Saturday, August 13, 2011

Tracking genealogical information -- Drupal Content Types

My first two sites with Drupal were: A personal genealogical site with very restricted access; and a site for the Shaver Family Reunion group who are descendants of John William Shaver who settled in Ancaster, Ontario, Canada in the late 1700s.

Check out the Shaver Family Reunion group’s website, also known as the “Shavers of Ancaster”. The amount of site content is still a bit limited, but is growing. With content growth the group comes up with more ideas on what and how to track information.

From a genealogical perspective, you’ll find the obvious content types: person, place, event, and family. From there other types of content are emerging: document, publication, and organization. The idea of a definition and a note content type are coalescing into a content type, I call, write-up. The user can define the type of write-up they want: note, process/procedure, instruction, troubleshooting entry, FAQ, or a web link entry.

Take a look at the Shavers of Ancaster site and let me know what you think (comment here or use the Contact us page on the Shaver’s site. If you are a descendant of John William Shaver you are welcome to submit a request for an account. If not, but you’d like a Drupal site for your family history like this or have ideas you’d like to share... drop me line (use the Contact us form on the Shavers of Ancaster site).

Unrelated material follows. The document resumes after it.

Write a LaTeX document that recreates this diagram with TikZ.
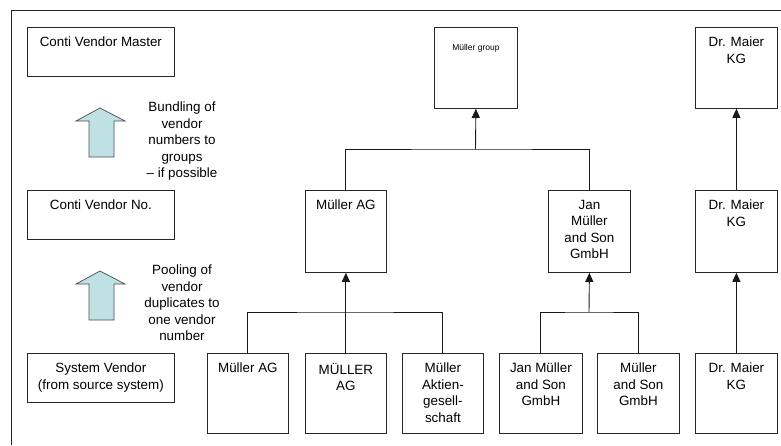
\documentclass[tikz,border=0pt]{standalone}
\usepackage{fontspec}
\setmainfont{Liberation Sans}
\usetikzlibrary{arrows.meta}
\definecolor{arrowcyan}{HTML}{BFE1E4}
\begin{document}
\begin{tikzpicture}[x=1pt,y=-1pt,
  box/.style={draw=black!85, line width=0.8pt, inner sep=0pt, anchor=north west},
  txt/.style={anchor=north, inner sep=0pt, align=center, font=\fontsize{13.4}{16.5}\selectfont, yshift=-10pt},
  note/.style={anchor=north, inner sep=0pt, align=center, font=\fontsize{13.4}{16.5}\selectfont},
  conn/.style={draw=black!90, line width=0.9pt},
  arr/.style={conn, -{Triangle[length=9pt,width=8pt]}},
  blockarrow/.style={draw=black!70, fill=arrowcyan, line width=0.7pt}]
\useasboundingbox (0,0) rectangle (781,445);
% frame
\draw[line width=0.8pt, black!85] (11,445) -- (11,10) -- (781,10);

% level boxes (left)
\node[box, minimum width=147pt, minimum height=49pt] (cvm) at (27,27) {};
\node[txt] (cvmT) at (cvm.north) {Conti Vendor Master};
\node[box, minimum width=147pt, minimum height=49pt] (cvn) at (27,190) {};
\node[txt] (cvnT) at (cvn.north) {Conti Vendor No.};
\node[box, minimum width=147pt, minimum height=49pt] (sv) at (27,353) {};
\node[txt] (svT) at (sv.north) {System Vendor\\(from source system)};

% block arrows
\draw[blockarrow] (100,108) -- (125,121) -- (114,121) -- (114,157) -- (89,157) -- (89,121) -- (76,121) -- cycle;
\draw[blockarrow] (100,271) -- (125,284) -- (114,284) -- (114,320) -- (89,320) -- (89,284) -- (76,284) -- cycle;
\node[note] (bund) at (182,102) {Bundling of\\vendor\\numbers to\\groups\\– if possible};
\node[note] (pool) at (182,265) {Pooling of\\vendor\\duplicates to\\one vendor\\number};

% top level
\node[box, minimum width=83pt, minimum height=81pt] (grp) at (434,27) {};
\node[anchor=north, inner sep=0pt, font=\fontsize{8.5}{10}\selectfont, yshift=-17pt] (grpT) at (grp.north) {Müller group};
\node[box, minimum width=82pt, minimum height=81pt] (dm3) at (695,27) {};
\node[txt] (dm3T) at (dm3.north) {Dr. Maier\\KG};

% middle level
\node[box, minimum width=81pt, minimum height=82pt] (mag2) at (305,190) {};
\node[txt] (mag2T) at (mag2.north) {Müller AG};
\node[box, minimum width=82pt, minimum height=82pt] (jan2) at (548,190) {};
\node[txt] (jan2T) at (jan2.north) {Jan\\Müller\\and Son\\GmbH};
\node[box, minimum width=82pt, minimum height=82pt] (dm2) at (695,190) {};
\node[txt] (dm2T) at (dm2.north) {Dr. Maier\\KG};

% bottom level
\node[box, minimum width=81pt, minimum height=80pt] (mag1) at (207,353) {};
\node[txt] (mag1T) at (mag1.north) {Müller AG};
\node[box, minimum width=81pt, minimum height=80pt] (mAG1) at (305,353) {};
\node[txt] (mAG1T) at (mAG1.north) {MÜLLER\\AG};
\node[box, minimum width=81pt, minimum height=80pt] (mak1) at (402,353) {};
\node[txt] (mak1T) at (mak1.north) {Müller\\Aktien-\\gesell-\\schaft};
\node[box, minimum width=83pt, minimum height=80pt] (jan1) at (499,353) {};
\node[txt] (jan1T) at (jan1.north) {Jan Müller\\and Son\\GmbH};
\node[box, minimum width=82pt, minimum height=80pt] (mson1) at (597,353) {};
\node[txt] (mson1T) at (mson1.north) {Müller\\and Son\\GmbH};
\node[box, minimum width=82pt, minimum height=80pt] (dm1) at (695,353) {};
\node[txt] (dm1T) at (dm1.north) {Dr. Maier\\KG};

% connectors
\coordinate (jm1) at (345.5,312);
\draw[conn] (mag1.north) |- (jm1) -| (mak1.north);
\draw[arr] (mAG1.north) -- (mag2.south);
\coordinate (jj1) at (589,312);
\draw[conn] (jan1.north) |- (jj1) -| (mson1.north);
\draw[arr] (jj1) -- (jan2.south);
\coordinate (gm) at (475.5,149);
\draw[conn] (mag2.north) |- (gm) -| (jan2.north);
\draw[arr] (gm) -- (grp.south);
\draw[arr] (dm1.north) -- (dm2.south);
\draw[arr] (dm2.north) -- (dm3.south);
\end{tikzpicture}
\end{document}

In the meantime, the design and implementation remain very fluid.

Saturday, August 6, 2011

Tracking genealogical information and other stuff -- a CMS solution

I have a large collection of information I’d like to track. With an interest in photography, history, and family history there are plenty of things for me to track, a large cache of physical items and computer files.

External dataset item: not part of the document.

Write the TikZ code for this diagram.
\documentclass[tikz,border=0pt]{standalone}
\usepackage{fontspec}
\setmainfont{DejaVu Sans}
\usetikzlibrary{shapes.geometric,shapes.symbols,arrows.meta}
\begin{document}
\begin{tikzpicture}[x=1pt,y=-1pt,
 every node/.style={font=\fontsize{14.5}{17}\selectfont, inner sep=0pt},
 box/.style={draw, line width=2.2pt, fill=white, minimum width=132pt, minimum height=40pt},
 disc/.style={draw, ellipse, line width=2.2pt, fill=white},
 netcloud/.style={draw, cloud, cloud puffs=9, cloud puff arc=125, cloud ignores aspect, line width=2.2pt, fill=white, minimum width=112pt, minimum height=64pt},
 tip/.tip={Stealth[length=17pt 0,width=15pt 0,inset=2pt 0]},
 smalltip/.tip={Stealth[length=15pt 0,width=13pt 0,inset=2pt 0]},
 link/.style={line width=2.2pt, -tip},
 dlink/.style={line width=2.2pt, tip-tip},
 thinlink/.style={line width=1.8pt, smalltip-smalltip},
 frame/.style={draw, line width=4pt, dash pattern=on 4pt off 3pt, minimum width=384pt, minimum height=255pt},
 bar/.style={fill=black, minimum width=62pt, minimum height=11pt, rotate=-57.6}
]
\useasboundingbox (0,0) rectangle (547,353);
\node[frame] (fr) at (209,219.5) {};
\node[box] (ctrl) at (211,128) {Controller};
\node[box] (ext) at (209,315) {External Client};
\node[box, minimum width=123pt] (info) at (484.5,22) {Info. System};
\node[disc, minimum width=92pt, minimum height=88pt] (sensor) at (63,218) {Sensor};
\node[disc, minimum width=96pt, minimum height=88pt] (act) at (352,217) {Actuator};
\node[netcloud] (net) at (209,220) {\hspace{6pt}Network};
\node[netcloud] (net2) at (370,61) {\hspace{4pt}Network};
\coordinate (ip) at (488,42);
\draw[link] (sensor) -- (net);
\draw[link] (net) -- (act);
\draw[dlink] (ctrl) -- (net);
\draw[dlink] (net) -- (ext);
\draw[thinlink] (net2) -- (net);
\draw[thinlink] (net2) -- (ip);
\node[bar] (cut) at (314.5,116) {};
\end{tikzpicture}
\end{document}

I keep adding and removing software tools from the mix to help with this never ending goal.

After working on a web site to track family history and genealogical relationships using Drupal (a content management system) I began to expand the focus of what it could track. In some cases I would not mind some of my data being Internet facing. However, most of the items and information I would not want the risk of Internet exposure.

I liked the simplicity and flexibility of web-based content management systems (CMS) over the many desktop applications I had been using. Without creating a home server I simply elected to install Microsoft’s WebMatrix. Selecting the development environments I wanted to create, I installed Drupal, WordPress and ASP.NET development environments for starters.

With a few clicks I had a site up and running locally. With a couple of changes to the site settings the site was available to my home network.

For the most part, the data I want to track is housed under one parent folder on my computer. So, to ensure the web site had access to these files I created a virtual directory and I was ready.